AWAHL will design a wing with its high-lift system for an advanced regional turbo-fan aircraft with optimal performance and efficiency. The wing will be designed with respect to the aerodynamic performance and constraints using in-house tools for CFD calculations and shape optimization. The design is carried out including optimization of the position of the pylon/nacelle. The aerodynamically optimal wing is used as input to design a wing using an MDO process accounting for weights, loads and aero-elastic effects in addition to the aerodynamics. The aero-elastic wing design will include minimization of the total structural wing weight based on CFD defined loads distributions at selected design points. The aerodynamically designed wing will be used as input to generate a high-lift configuration for the aircraft. The wing will be split up in a conventional 3-element configuration and the design carried out in 2D including sweep (2.5D). Alternative high-lift concepts may be investigated if required to reach aerodynamics targets. The design will be verified with RANS CFD calculations in 3D. The kinematic design of the deployment mechanisms to the high-lift configuration will be carried out as well.
The proposed technical work is divided in four work packages during 19 months following the task layout in the topic description. Each work package will be documented in separate deliverables and summarised in a separate additional deliverable. The maximum budget is estimated to 450,000 €. The consortium consists of three partners, the Swedish research organisation FOI being the coordinator, the Italian university POLIMI and the Belgian company ASCO. All three partners are highly capable, well established and active in national and European collaborative programs related to aerodynamic, aero-elastic and high-lift design and simulations.
The AWAHL (Advanced Wing And High Lift design) project comprises wing and high lift design of a regional turbo jet aircraft. It has been carried out within the Green Regional Aircraft (GRA) ITD of Clean Sky JU. AWAHL has three partners, FOI (Swedish Defence Research Agency) in Stockholm, the university Polimi in Milan and the company ASCO Industries in Belgium. The current periodic report covers the entire duration of the project which was 19 months after project extension.
The work is divided in four work packages (WPs) where the wing is first aerodynamically designed by in-house CFD and optimization tools in the first work package WP1 with optimal performance and constraints. The optimized wing is then used as input to WP2 in which an aeroelastic wing is designed minimizing the weight of the wing based on CFD defined loads distributions. The high lift design is carried out in WP3 which is closely connected to WP4 where the mechanical kinematic design is made to ensure its feasibility.

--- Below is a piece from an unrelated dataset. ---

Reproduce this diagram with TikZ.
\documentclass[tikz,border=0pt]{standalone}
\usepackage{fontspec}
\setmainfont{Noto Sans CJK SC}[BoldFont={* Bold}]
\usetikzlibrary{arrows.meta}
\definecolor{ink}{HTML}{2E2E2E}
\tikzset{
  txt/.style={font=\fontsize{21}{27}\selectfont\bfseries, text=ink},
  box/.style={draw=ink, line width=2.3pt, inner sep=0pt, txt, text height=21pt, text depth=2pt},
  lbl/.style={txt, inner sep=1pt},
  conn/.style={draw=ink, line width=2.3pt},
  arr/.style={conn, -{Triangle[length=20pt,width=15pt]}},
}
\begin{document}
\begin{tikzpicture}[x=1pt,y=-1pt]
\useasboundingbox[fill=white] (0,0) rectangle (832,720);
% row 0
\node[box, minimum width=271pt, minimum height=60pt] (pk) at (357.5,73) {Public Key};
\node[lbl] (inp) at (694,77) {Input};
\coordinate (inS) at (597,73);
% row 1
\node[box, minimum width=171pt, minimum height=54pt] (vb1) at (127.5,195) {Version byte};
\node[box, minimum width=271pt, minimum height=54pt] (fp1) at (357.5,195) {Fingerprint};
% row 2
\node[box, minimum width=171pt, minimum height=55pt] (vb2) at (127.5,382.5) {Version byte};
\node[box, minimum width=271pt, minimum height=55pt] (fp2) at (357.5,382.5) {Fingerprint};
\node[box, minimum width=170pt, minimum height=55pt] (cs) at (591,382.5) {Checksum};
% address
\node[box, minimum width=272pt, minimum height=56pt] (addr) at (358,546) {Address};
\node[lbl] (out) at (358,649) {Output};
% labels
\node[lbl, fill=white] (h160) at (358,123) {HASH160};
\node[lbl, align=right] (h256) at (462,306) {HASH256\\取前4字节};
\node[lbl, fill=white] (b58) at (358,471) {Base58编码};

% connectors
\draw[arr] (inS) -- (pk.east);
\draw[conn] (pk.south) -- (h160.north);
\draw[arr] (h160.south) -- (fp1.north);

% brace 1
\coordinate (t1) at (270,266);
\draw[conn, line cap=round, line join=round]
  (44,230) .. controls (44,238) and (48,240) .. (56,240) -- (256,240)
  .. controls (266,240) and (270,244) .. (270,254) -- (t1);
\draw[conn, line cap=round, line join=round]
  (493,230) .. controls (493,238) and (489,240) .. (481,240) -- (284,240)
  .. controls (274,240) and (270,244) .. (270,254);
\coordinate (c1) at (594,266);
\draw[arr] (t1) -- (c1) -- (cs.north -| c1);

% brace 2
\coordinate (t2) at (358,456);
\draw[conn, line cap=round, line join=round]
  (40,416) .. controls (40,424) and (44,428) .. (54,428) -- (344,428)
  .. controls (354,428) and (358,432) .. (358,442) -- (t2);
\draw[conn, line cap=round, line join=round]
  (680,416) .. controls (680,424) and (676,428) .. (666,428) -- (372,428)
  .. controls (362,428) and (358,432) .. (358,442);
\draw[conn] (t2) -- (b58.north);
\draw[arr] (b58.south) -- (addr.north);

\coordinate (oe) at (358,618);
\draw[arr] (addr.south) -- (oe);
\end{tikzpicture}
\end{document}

The design of the wing was eventually carried out in 3D using gradient based optimization. The performance of the wing was then evaluated with the wing attached to the fuselage and with the pylon/nacelle wit flow through conditions. The aerodynamic performance constrains were fulfilled at all design points leaving sufficient margin for additional losses due to tails, flap installations etc. The size of the wing was increased above specification, which was agreed in the project, so that a sufficient amount of fuel could be loaded into the wing. Due to this, some additional investigations were carried out on a down-scaled wing due to discussions about the size of the wing; the performance is still above required targets at the higher Mach numbers.

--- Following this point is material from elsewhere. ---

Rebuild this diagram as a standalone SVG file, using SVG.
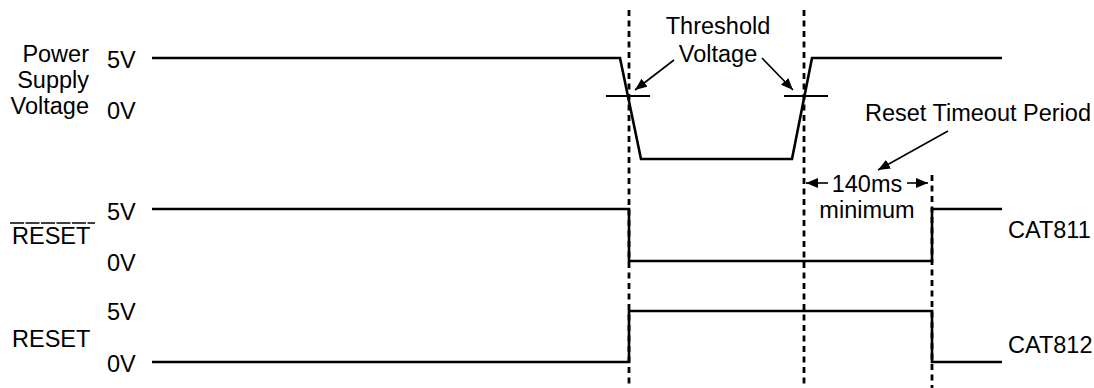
<svg xmlns="http://www.w3.org/2000/svg" width="1094" height="388" viewBox="0 0 1094 388">
<style>
text{font-family:"Liberation Sans",Arial,sans-serif;font-size:23.5px;fill:#000}
.sig{fill:none;stroke:#000;stroke-width:2.6;stroke-linejoin:miter}
.dash{fill:none;stroke:#000;stroke-width:2.8;stroke-dasharray:6 4.5}
.thin{fill:none;stroke:#000;stroke-width:2}
.ptr{fill:none;stroke:#000;stroke-width:1.6;marker-end:url(#ah)}
</style>
<defs>
<marker id="ah" viewBox="0 0 12 10" refX="12" refY="5" markerWidth="12" markerHeight="10" markerUnits="userSpaceOnUse" orient="auto">
<path d="M0,0 L12,5 L0,10 Z" fill="#000"/>
</marker>
</defs>
<rect width="1094" height="388" fill="#fff"/>
<g id="labels">
<text x="89" y="62" text-anchor="end">Power</text>
<text x="89" y="88" text-anchor="end">Supply</text>
<text x="89" y="114" text-anchor="end">Voltage</text>
<text x="107" y="68">5V</text>
<text x="107" y="119">0V</text>
<text x="12" y="244">RESET</text>
<line x1="10" y1="223" x2="95" y2="223" stroke="#000" stroke-width="1.4" stroke-dasharray="14 1.5"/>
<text x="107" y="220">5V</text>
<text x="107" y="271">0V</text>
<text x="12" y="347">RESET</text>
<text x="107" y="320">5V</text>
<text x="107" y="372">0V</text>
<text x="1008" y="238">CAT811</text>
<text x="1008" y="353">CAT812</text>
</g>
<g id="guides">
<line class="dash" x1="629" y1="10" x2="629" y2="388"/>
<line class="dash" x1="804" y1="10" x2="804" y2="388"/>
<line class="dash" x1="932" y1="175" x2="932" y2="388"/>
</g>
<g id="power-supply">
<polyline class="sig" points="152,58 620,58 641,159 792,159 812,58 1002,58"/>
<line class="thin" x1="606" y1="96" x2="650" y2="96"/>
<line class="thin" x1="784" y1="96" x2="828" y2="96"/>
</g>
<g id="reset-bar">
<polyline class="sig" points="152,209 629,209 629,261 932,261 932,209 1002,209"/>
</g>
<g id="reset">
<polyline class="sig" points="152,362 629,362 629,311 932,311 932,362 1002,362"/>
</g>
<g id="annotations">
<text x="718" y="34" text-anchor="middle">Threshold</text>
<text x="718" y="62" text-anchor="middle">Voltage</text>
<text x="978" y="121" text-anchor="middle">Reset Timeout Period</text>
<text x="867" y="192" text-anchor="middle">140ms</text>
<text x="867" y="218" text-anchor="middle">minimum</text>
</g>
<g id="connectors">
<line class="ptr" x1="674" y1="60" x2="635" y2="90"/>
<line class="ptr" x1="762" y1="58" x2="793" y2="90"/>
<line class="ptr" x1="948" y1="131" x2="878" y2="170"/>
<line class="ptr" x1="828" y1="183" x2="806" y2="183"/>
<line class="ptr" x1="907" y1="183" x2="928" y2="183"/>
</g>
</svg>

The optimized wing was then used for an aeroelastic design by optimization of the wingbox. Two different materials have been taken into account, aluminum alloy and carbon fiber composite; minimum weight is the objective of the aeroelastic optimization. Two structural models were used based on a stick model of the whole aircraft and on a detailed FEM model of the wing, respectively. Both strength and stability constraints have been included into the minimum weight Nastran optimization. The optimized structural weight of the wing is less than half with carbon fiber composite compared to the weight with aluminum. The performance was then evaluated by CFD investigations using the deformed wing. The higher the tip rotation, the worse becomes the aerodynamic performance.
A conventional three element high lift system with a forward slat and single slotted rear flap was developed from the designed wing in WP1. The design of the high lift configuration is carried out in 2.5D assuming infinite wing sweep with the leading edge sweep angle. The designs are then extended to a 3D wing, the performance of the high lift configurations are assessed from CFD calculations of the full 3D configurations including fuselage and pylon/nacelle. The performance was evaluated for both a landing and take-off configuration. The performance is acceptable but depending on which surface is used for the non-dimensional forces, the surface being either the specified surface or the actual surface of the enlarged wing. Due to kinematic constraints it was not possible to scale down the wing. Some attempts to improve the performance were made by adjusting the deflections of the flap and slat. The maximum lift increases about 12% indicating that the design in 2.5D is questionable for a wing with such a high sweep angle.
Several concepts for the kinematics of actuation of the slat and flap were investigated. For the slat, the only feasible and adequate alternative was the hydraulic actuation option due to the confined space at the leading edge. For the flap a ‘fixed rotating carriage’ concept was selected.